REGISTRO DOI: 10.5281/zenodo.8398004


Pedro de Oliveira Gueiros1


Resumo 

O presente artigo tem por finalidade analisar os aspectos da liberdade de expressão e de  informação diante das novas realidades da rede mundial de computadores, bem como suscitar  o debate acerca da necessidade de regulação das redes sociais para mitigar a disseminação de  notícias falsas e discursos de ódio. Para tanto, foi realizado um levantamento, por meio de  pesquisa qualitativa no Catálogo de Teses e Dissertações, bem como em determinadas obras  que tratam acerca do assunto. Com esse trabalho foi possível detectar a baixa produção  científica relacionada ao tema, em especial quanto à análise da regulação das redes sociais  diante da disseminação de notícias falsas, o que, apesar da dificuldade, percebeu-se a  necessidade de uma maior atenção à questão levantada. Espera-se que os resultados  apresentados, dêem mais ênfase para que o tema seja mais debatido, fomentando estudos  científicos na área. 

Palavras-chave: Desinformação. Fake News. Disseminação de notícias falsas. Discursos de ódio. 

Abstract

The purpose of this article is to analyze aspects of freedom of expression and information in  the face of the new realities of the world wide web, as well as to raise debate about the need to  regulate social networks to mitigate the spread of fake news and hate speech. . To this end, a  survey was carried out through qualitative research in the Catalog of Theses and Dissertations,  as well as in certain works that deal with the subject. With this work, it was possible to detect  the low scientific production related to the topic, especially regarding the analysis of the  regulation of social networks in the face of the dissemination of fake news, which, despite the  difficulty, revealed the need for greater attention to the issue raised. . It is expected that the  results presented will give more emphasis so that the topic can be further debated, encouraging  scientific studies in the area. 
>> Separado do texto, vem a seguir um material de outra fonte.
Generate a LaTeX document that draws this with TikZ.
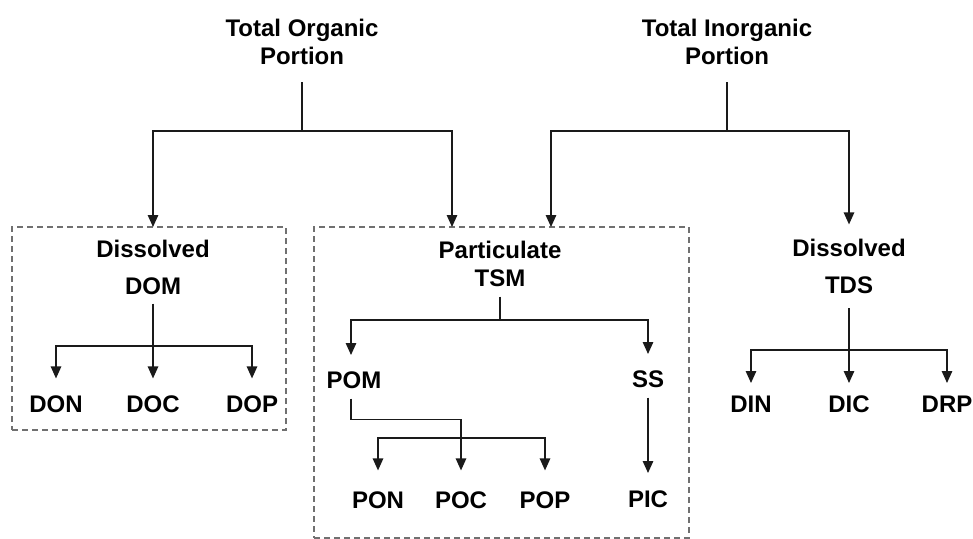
\documentclass[tikz,border=0pt]{standalone}
\usepackage{fontspec}
\setmainfont{Liberation Sans}
\usetikzlibrary{arrows.meta,calc}
\definecolor{lncol}{HTML}{1A1A1A}
\definecolor{dashcol}{HTML}{707070}
\begin{document}
\begin{tikzpicture}[x=1pt,y=-1pt,
  lbl/.style={inner sep=0pt,outer sep=0pt,text height=17.2pt,text depth=0pt,
    font=\fontsize{24}{28}\selectfont\bfseries},
  lbltwo/.style={inner sep=0pt,outer sep=0pt,align=center,anchor=south,
    font=\fontsize{24}{28}\selectfont\bfseries},
  dbox/.style={draw=dashcol,line width=1.4pt,dash pattern=on 6pt off 4pt,
    rectangle,inner sep=0pt,outer sep=0pt},
  conn/.style={draw=lncol,line width=1.3pt},
  arr/.style={conn,-{Triangle[length=12pt,width=10.5pt]}},
  arrtwo/.style={conn,{Triangle[length=12pt,width=10.5pt]}-{Triangle[length=12pt,width=10.5pt]}}
]
\useasboundingbox (0,0) rectangle (973,538);
\clip (0,0) rectangle (973,538);

% dashed boxes
\node[dbox,minimum width=274pt,minimum height=203pt] (boxL) at (149,328.5) {};
\node[dbox,minimum width=375pt,minimum height=311pt] (boxM) at (501.5,382.5) {};

% top labels
\node[lbltwo] (TOP) at (302,65) {Total Organic\\Portion};
\node[lbltwo] (TIP) at (727,65) {Total Inorganic\\Portion};

% second level
\node[lbl] (DisL) at (153,249) {Dissolved};
\node[lbl] (DOM) at (153,286) {DOM};
\node[lbl] (Part) at (500,250) {Particulate};
\node[lbl] (TSM) at (500,278) {TSM};
\node[lbl] (DisR) at (849,248) {Dissolved};
\node[lbl] (TDS) at (849,285) {TDS};

% leaves
\node[lbl] (DON) at (56,404) {DON};
\node[lbl] (DOC) at (153,404) {DOC};
\node[lbl] (DOP) at (252,404) {DOP};
\node[lbl] (POM) at (354,380) {POM};
\node[lbl] (SS) at (648,379) {SS};
\node[lbl] (PON) at (378,500) {PON};
\node[lbl] (POC) at (461,500) {POC};
\node[lbl] (POP) at (545,500) {POP};
\node[lbl] (PIC) at (648,499) {PIC};
\node[lbl] (DIN) at (751,404) {DIN};
\node[lbl] (DIC) at (849,404) {DIC};
\node[lbl] (DRP) at (947,404) {DRP};

% organic branches
\draw[conn] ($(TOP.south)+(0,17)$) -- ($(TOP.south)+(0,66)$) coordinate (ob);
\draw[arr] (ob) -| (DisL |- boxL.north);
\draw[arr] (ob) -| ($(boxM.north)+(-49.5,0)$);

% inorganic branches
\draw[conn] ($(TIP.south)+(0,17)$) -- ($(TIP.south)+(0,66)$) coordinate (ib);
\draw[arr] (ib) -| ($(boxM.north)+(49.5,0)$);
\draw[arr] (ib) -| ($(DisR.north)+(0,-15)$);

% DOM
\draw[arr] ($(DOM.south)+(0,9)$) -- ($(DOC.north)+(0,-17)$);
\coordinate (dr) at ($(DOM.south)+(0,51.4)$);
\draw[arr] (dr) -| ($(DON.north)+(0,-17)$);
\draw[arr] (dr) -| ($(DOP.north)+(0,-17)$);

% TSM
\draw[conn] ($(TSM.south)+(0,10)$) -- ($(TSM.south)+(0,33.4)$) coordinate (tr);
\draw[arr] (tr) -| ($(POM.north)+(-3,-16.4)$);
\draw[arr] (tr) -| ($(SS.north)+(0,-16.4)$);

% POM
\draw[arr] ($(POM.south)+(-3,10)$) -- ($(POM.south)+(-3,31)$) -| ($(POC.north)+(0,-21)$);
\draw[arrtwo] ($(PON.north)+(0,-21)$) |- ($(POP.north)+(0,-53.4)$) -- ($(POP.north)+(0,-21)$);

% SS
\draw[arr] ($(SS.south)+(0,10)$) -- ($(PIC.north)+(0,-17.4)$);

% TDS
\draw[arr] ($(TDS.south)+(0,14.4)$) -- ($(DIC.north)+(0,-12.4)$);
\coordinate (sr) at ($(TDS.south)+(0,56.4)$);
\draw[arr] (sr) -| ($(DIN.north)+(0,-12.4)$);
\draw[arr] (sr) -| ($(DRP.north)+(0,-12.4)$);
\end{tikzpicture}
\end{document}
Keywords: Disinformation. Fake News. Dissemination of fake news. Hate speeches. 

1. Introdução 

Na contemporaneidade com a explosão informacional causada pela evolução da  internet, em especial das redes sociais, as notícias falsas têm sido percebidas com grande  frequência. Essas notícias não são novidade, mas a dimensão de suas consequências, inclusive  com violações de direitos fundamentais e humanos, sim.  

Grande parte das relações sociais deixaram o conhecido tradicionalismo e passaram a  ocupar lugar nas redes sociais, inclusive, quando se trata do conceito de cidadania devemos  compreendê-lo com um novo olhar, o da cibercidadania, pois os aspectos da condição humana  agora estão intimamente ligados à rede mundial de computadores.  

Os grandes movimentos dos últimos tempos iniciaram-se através das redes sociais. A  facilidade com que as manifestações chegam a nível mundial, geram preocupação. É possível  ou necessário a regulação das redes sociais para evitar romper princípios fundamentais, a exemplo, da liberdade de informação? O mau comportamento dos cidadãos, acoplado aos  projetos econômicos, políticos e de poder, têm gerado violência extrema fora da rede, e  impactam, sobremaneira, a vida de todos, em especial a condição humana.  

Diante disso, resulta a necessidade de debates nas comunidades acadêmicas e  científicas, com a finalidade de fortalecimento de direitos fundamentais, em especial da  liberdade de expressão, encontrando formas para mitigar a violência perpetrada pela  disseminação das notícias falsas e discursos de ódio que têm assustado fortemente nas  redes sociais. 

2. Metodologia 

A fim de atender ao objetivo proposto, foi realizada uma pesquisa bibliográfica para o  embasamento teórico e conceitual sobre o tema da disseminação de notícias falsas e discursos  de ódio, com a finalidade de fomentar o debate acerca da necessidade de atualização dos  conceitos de liberdade de expressão e direito de informação, bem como das formas possíveis  para disseminar os discursos de ódio que se baseiam na disseminação de notícias falsas, dentre  os meios, o da possibilidade de regulação das redes sociais.  

Além disso, foi realizado um levantamento bibliográfico de obras acerca do tema e  realizada pesquisa dos trabalhos científicos acerca do tema no catálogo de teses e dissertações  da Coordenação de Aperfeiçoamento de Pessoal de Nível Superior (Capes).  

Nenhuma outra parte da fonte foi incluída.